[WHAT YOU HAVE TO DO] Find the line with "Convert this chart to D3.js code." and the line with "var h = height - margin.top - margin.bottom;", then repeat both of them and every line in between exactly. Omit the pictures.
════════════════════
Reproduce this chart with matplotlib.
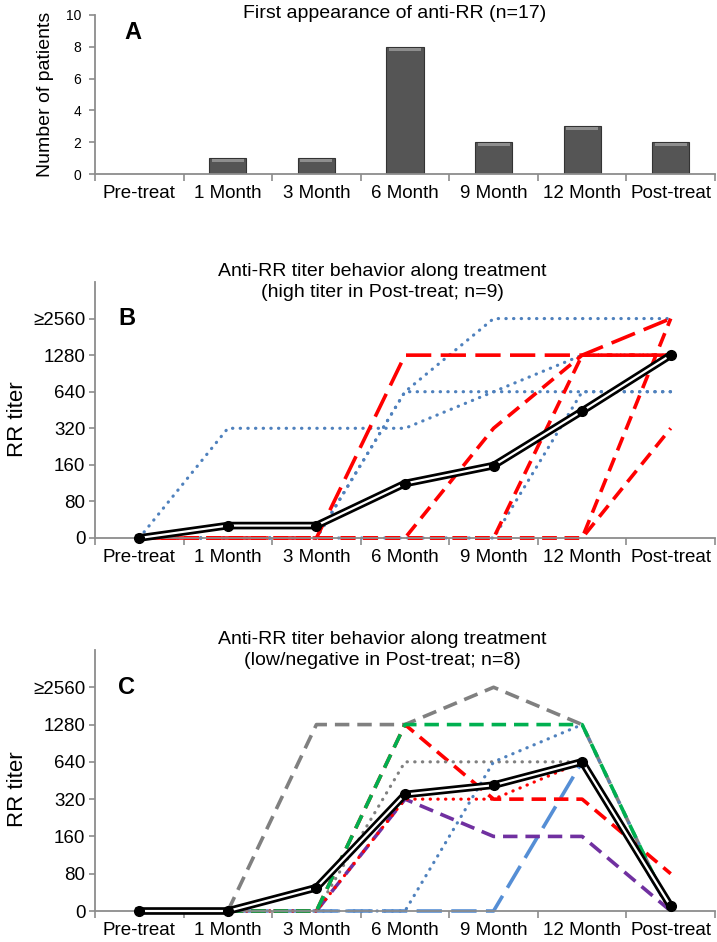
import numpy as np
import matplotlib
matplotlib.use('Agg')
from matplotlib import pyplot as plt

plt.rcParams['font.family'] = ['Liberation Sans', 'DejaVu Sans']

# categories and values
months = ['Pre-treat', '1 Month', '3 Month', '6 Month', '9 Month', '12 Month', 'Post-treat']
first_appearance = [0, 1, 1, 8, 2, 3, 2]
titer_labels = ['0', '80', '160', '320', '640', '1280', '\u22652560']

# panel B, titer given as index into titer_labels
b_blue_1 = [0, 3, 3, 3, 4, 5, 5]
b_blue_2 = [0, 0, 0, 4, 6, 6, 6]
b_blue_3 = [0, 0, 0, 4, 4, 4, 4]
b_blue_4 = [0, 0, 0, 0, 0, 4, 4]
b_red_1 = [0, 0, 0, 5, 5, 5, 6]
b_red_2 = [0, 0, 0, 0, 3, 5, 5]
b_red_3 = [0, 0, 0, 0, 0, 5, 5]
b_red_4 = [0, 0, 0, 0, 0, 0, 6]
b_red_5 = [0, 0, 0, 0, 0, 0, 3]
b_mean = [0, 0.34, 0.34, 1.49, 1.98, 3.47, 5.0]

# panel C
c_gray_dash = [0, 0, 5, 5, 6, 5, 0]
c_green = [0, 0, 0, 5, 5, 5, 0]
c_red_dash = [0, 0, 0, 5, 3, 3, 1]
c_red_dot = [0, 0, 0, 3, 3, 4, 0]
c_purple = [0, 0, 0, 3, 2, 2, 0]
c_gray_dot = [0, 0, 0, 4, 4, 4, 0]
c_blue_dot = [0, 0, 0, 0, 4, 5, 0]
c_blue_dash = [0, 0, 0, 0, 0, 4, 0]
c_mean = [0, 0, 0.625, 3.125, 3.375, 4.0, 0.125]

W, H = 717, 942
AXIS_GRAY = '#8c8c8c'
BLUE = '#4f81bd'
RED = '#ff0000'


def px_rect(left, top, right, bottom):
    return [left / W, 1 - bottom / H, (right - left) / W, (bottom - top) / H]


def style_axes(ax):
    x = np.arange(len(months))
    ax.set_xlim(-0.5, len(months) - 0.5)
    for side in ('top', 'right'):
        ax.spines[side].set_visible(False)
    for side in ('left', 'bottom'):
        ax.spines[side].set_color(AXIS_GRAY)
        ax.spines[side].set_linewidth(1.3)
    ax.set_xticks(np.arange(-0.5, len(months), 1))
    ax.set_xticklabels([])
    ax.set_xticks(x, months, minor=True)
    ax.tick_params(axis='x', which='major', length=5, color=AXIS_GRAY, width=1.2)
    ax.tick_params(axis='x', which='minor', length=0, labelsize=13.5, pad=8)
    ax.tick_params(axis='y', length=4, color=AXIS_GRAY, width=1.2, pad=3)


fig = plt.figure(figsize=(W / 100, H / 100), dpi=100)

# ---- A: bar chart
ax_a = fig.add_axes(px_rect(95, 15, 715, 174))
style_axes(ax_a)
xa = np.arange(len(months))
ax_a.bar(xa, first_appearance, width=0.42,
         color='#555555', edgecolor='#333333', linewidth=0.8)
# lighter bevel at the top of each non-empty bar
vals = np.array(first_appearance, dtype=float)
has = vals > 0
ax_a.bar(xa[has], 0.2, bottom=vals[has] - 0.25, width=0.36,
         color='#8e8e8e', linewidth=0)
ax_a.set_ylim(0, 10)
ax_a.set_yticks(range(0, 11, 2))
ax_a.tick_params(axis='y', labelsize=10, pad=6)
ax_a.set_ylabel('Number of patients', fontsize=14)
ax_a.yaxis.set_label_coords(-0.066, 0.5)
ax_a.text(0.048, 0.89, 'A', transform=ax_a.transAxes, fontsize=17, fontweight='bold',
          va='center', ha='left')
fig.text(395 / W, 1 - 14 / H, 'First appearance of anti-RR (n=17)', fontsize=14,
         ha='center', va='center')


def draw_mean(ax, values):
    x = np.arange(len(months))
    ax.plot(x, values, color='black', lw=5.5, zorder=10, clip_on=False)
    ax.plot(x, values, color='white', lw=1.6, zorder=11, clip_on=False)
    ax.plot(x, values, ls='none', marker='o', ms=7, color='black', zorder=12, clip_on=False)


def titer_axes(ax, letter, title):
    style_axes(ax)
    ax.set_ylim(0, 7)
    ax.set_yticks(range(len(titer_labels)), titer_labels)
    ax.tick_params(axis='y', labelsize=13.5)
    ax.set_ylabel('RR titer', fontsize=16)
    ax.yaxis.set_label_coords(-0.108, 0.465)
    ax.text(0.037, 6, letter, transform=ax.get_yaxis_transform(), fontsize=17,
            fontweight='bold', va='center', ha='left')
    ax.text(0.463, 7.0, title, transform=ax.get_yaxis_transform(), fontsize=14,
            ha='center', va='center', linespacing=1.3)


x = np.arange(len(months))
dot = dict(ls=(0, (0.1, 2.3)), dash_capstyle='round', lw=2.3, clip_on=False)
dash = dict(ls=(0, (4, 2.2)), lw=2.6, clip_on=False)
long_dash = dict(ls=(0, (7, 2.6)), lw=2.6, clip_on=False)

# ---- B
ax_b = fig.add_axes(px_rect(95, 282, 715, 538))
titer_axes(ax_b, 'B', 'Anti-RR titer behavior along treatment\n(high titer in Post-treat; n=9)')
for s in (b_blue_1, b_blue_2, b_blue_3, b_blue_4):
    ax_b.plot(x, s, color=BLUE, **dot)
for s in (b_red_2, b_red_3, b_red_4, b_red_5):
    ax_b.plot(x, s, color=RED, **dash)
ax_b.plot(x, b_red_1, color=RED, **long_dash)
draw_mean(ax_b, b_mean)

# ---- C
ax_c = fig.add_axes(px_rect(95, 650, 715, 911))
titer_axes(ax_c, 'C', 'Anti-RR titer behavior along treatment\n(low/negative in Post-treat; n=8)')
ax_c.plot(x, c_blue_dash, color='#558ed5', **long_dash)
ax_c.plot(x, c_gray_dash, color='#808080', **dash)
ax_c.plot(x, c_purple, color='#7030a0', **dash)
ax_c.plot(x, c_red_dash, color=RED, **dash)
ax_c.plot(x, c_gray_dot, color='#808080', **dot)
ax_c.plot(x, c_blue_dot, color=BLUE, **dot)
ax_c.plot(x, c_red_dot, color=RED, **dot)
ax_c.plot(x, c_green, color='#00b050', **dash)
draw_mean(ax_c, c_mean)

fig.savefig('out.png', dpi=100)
════════════════════
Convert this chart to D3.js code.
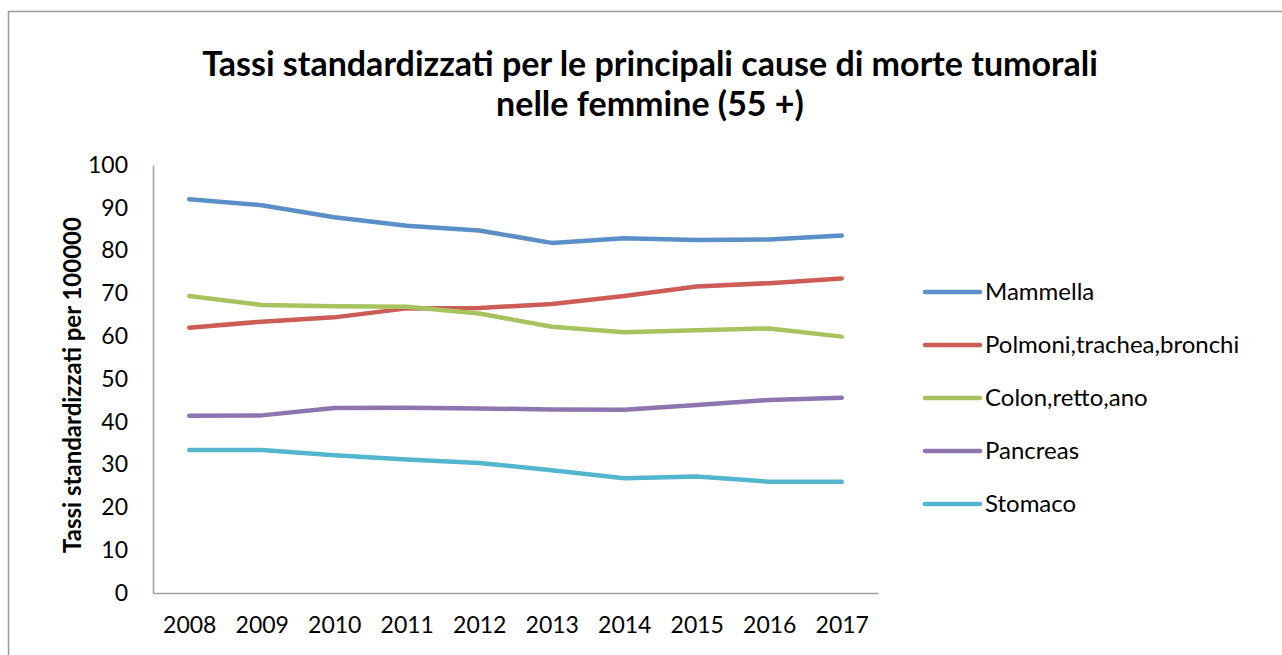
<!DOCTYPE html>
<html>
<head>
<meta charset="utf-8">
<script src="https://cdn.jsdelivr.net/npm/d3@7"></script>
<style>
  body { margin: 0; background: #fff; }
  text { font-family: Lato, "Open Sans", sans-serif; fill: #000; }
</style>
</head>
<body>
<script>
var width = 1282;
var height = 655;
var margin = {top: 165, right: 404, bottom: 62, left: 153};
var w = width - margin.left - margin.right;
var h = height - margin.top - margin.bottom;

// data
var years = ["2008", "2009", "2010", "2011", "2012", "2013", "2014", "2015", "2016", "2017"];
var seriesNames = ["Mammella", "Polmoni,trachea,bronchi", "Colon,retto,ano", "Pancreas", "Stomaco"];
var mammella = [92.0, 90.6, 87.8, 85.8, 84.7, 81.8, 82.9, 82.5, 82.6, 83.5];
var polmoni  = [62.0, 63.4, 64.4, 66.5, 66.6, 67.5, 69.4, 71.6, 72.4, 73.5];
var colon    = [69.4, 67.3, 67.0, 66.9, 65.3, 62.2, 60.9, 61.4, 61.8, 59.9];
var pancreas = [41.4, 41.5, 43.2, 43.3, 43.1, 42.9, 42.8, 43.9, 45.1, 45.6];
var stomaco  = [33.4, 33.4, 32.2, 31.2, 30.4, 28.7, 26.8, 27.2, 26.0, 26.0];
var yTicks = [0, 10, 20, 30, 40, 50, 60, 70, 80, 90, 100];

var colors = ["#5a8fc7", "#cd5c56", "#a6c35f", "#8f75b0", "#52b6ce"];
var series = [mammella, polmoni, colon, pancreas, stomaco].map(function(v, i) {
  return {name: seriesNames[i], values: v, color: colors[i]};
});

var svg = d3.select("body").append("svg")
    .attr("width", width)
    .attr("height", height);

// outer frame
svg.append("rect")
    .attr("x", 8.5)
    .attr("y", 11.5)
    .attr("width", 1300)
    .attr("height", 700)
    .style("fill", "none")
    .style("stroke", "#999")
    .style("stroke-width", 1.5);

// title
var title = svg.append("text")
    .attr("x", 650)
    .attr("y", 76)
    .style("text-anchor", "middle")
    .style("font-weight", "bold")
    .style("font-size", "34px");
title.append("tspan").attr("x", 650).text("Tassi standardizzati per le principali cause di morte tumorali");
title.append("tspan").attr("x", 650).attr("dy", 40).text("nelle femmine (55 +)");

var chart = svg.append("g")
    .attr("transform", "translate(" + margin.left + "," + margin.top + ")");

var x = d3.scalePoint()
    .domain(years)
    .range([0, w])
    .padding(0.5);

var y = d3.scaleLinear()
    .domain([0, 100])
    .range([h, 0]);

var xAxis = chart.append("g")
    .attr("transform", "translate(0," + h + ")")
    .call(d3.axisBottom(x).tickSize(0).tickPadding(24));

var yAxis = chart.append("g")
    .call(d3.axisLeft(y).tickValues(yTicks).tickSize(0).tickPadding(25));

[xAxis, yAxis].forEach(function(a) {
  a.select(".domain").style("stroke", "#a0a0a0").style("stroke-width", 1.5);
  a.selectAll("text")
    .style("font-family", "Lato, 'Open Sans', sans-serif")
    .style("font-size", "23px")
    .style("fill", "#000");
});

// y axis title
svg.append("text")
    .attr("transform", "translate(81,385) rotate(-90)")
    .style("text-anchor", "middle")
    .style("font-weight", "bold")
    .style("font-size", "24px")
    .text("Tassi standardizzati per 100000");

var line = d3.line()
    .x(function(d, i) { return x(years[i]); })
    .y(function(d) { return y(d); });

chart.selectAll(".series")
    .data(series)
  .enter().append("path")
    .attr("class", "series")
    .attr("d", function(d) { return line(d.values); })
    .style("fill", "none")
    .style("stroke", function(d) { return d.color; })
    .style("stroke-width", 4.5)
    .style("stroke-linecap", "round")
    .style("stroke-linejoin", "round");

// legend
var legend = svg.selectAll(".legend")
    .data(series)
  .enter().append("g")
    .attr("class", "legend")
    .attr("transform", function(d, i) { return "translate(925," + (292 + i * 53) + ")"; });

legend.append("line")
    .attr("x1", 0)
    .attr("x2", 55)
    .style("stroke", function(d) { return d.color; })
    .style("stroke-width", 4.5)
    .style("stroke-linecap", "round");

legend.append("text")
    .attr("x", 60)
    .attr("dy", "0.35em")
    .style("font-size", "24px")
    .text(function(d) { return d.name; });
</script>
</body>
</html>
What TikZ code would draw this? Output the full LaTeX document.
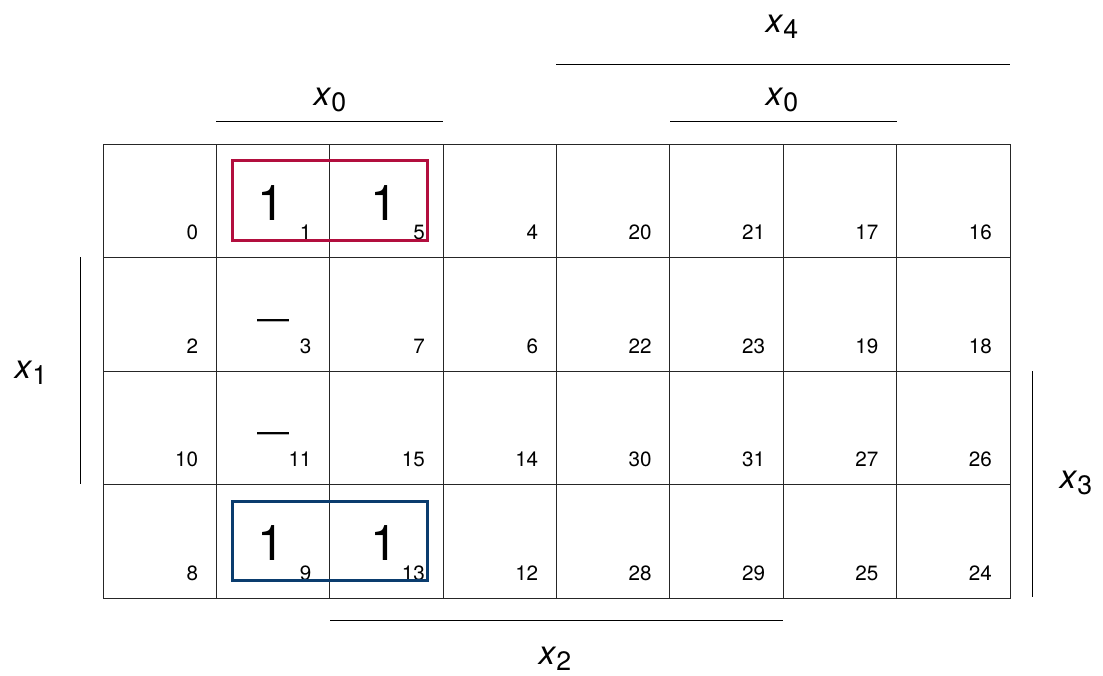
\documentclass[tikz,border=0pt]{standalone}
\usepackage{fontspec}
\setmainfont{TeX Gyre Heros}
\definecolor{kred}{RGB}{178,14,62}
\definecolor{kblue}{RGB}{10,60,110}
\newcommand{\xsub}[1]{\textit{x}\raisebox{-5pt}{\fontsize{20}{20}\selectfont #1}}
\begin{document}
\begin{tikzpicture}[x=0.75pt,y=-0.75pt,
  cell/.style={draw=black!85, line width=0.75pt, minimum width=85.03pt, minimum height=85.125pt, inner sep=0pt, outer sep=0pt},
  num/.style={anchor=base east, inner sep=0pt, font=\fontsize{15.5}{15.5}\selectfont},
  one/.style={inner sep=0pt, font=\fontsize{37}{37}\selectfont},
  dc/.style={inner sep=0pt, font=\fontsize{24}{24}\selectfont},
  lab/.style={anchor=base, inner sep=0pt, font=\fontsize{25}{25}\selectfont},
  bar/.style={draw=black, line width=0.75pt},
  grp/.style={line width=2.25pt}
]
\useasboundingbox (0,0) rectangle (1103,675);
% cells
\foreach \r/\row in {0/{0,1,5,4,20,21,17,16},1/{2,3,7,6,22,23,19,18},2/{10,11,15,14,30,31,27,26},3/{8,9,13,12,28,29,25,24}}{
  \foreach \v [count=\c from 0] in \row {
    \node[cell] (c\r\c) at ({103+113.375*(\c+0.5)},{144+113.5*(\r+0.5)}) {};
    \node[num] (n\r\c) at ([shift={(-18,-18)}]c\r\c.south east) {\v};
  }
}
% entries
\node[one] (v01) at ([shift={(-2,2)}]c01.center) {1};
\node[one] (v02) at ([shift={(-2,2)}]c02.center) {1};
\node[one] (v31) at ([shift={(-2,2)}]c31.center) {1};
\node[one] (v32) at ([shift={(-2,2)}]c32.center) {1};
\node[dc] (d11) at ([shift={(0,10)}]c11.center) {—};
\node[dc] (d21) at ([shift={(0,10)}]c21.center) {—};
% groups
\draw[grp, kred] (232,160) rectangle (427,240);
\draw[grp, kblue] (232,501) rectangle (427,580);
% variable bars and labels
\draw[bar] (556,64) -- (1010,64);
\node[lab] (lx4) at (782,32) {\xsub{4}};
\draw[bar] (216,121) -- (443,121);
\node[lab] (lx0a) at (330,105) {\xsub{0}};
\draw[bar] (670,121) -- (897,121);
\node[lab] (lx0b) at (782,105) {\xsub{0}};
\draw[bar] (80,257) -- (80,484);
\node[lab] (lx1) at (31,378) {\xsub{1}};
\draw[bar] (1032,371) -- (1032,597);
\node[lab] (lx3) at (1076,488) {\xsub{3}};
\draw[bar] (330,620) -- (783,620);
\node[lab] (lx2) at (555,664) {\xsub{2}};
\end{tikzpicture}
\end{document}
════════════════════
[REPLY]
Convert this chart to D3.js code.
<!DOCTYPE html>
<html>
<head>
<meta charset="utf-8">
<script src="https://cdn.jsdelivr.net/npm/d3@7"></script>
<style>
  body { margin: 0; background: #fff; }
  text { font-family: Lato, "Open Sans", sans-serif; fill: #000; }
</style>
</head>
<body>
<script>
var width = 1282;
var height = 655;
var margin = {top: 165, right: 404, bottom: 62, left: 153};
var w = width - margin.left - margin.right;
var h = height - margin.top - margin.bottom;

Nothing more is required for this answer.